Approved by the voters in 2014, Proposition 47 reduced certain theft and drug offenses from felonies to misdemeanors and allowed broad changes to felony sentencing laws in California’s criminal justice system, reducing penalties for various drug and theft-related crimes.
Proposed Assembly Bill 1599 would replace the proposition language with the state code language prior to its passage, except for certain provisions related to the penalty for possession of concentrated cannabis. If approved and signed into law, the bill would require approval by the voters in the next statewide general election.
The board voted unanimously to express support for AB 1599, now under consideration by the Assembly’s Committee on Public Safety. Supervisors also voted unanimously to update their 2022 legislative platform to include language opposing Senate Bill 871 and similar legislation, including the recently introduced Assembly Bill 1993.
“We’ve seen the problems with the grab-and-go’s and people continuing to break the law. There is no enforcement mechanism at all,” said District 1 Supervisor Bonnie Gore. “It’s affecting our local jurisdictions. It affects how our Sheriff and the District Attorney do their jobs. It also hurts our local businesses and our residents and we need to demonstrate that we want to see changes to this failed policy.”
Introduced in January, SB 871 would add the COVID-19 vaccine to the other vaccinations required for in-person school attendance and eliminate the personal belief exemption for COVID-19 vaccination as well as any future disease immunizations as determined by the California Department of Public Health.
Under California law, students are allowed to skip vaccines required for in-person attendance at K-12 schools after a doctor says it's medically necessary to do so.
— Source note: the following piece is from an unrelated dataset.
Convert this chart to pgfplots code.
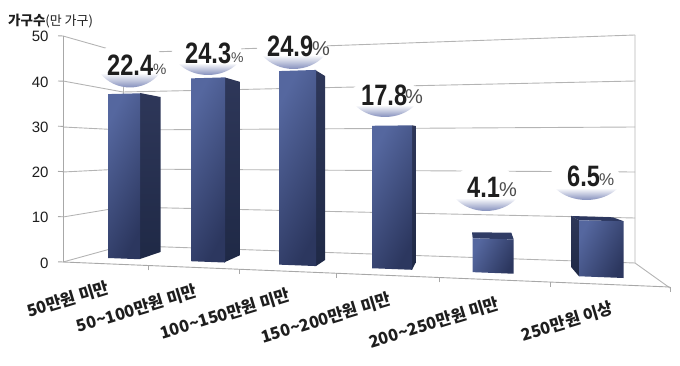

However, since current law only applies to previously approved immunizations, the state must offer broader personal belief exemptions for all newly mandated vaccines unless lawmakers and the governor override that requirement.
The amendment to the county’s legislative platform asserts the county’s opposition to SB 871 as well as the U.S. Occupational Health and Safety Administration’s ongoing rulemaking process to require employers with over 100 employees to require the COVID-19 vaccine for their employees or conduct a COVID-19 test weekly.
While the amendment expresses the board’s opposition to COVID-19 vaccine mandates by government agencies, it is not intended to support restrictions against local agencies or businesses from implementing mandates at their discretion.
“I do believe there are medical benefits to vaccines, but I believe it’s a personal choice,” said Board Chair and District 5 Supervisor Cindy Gustafson. “As long as we can take protective measures ourselves against those who have chosen not to vaccinate, then I’m OK with opposing any state or federal mandate on this.”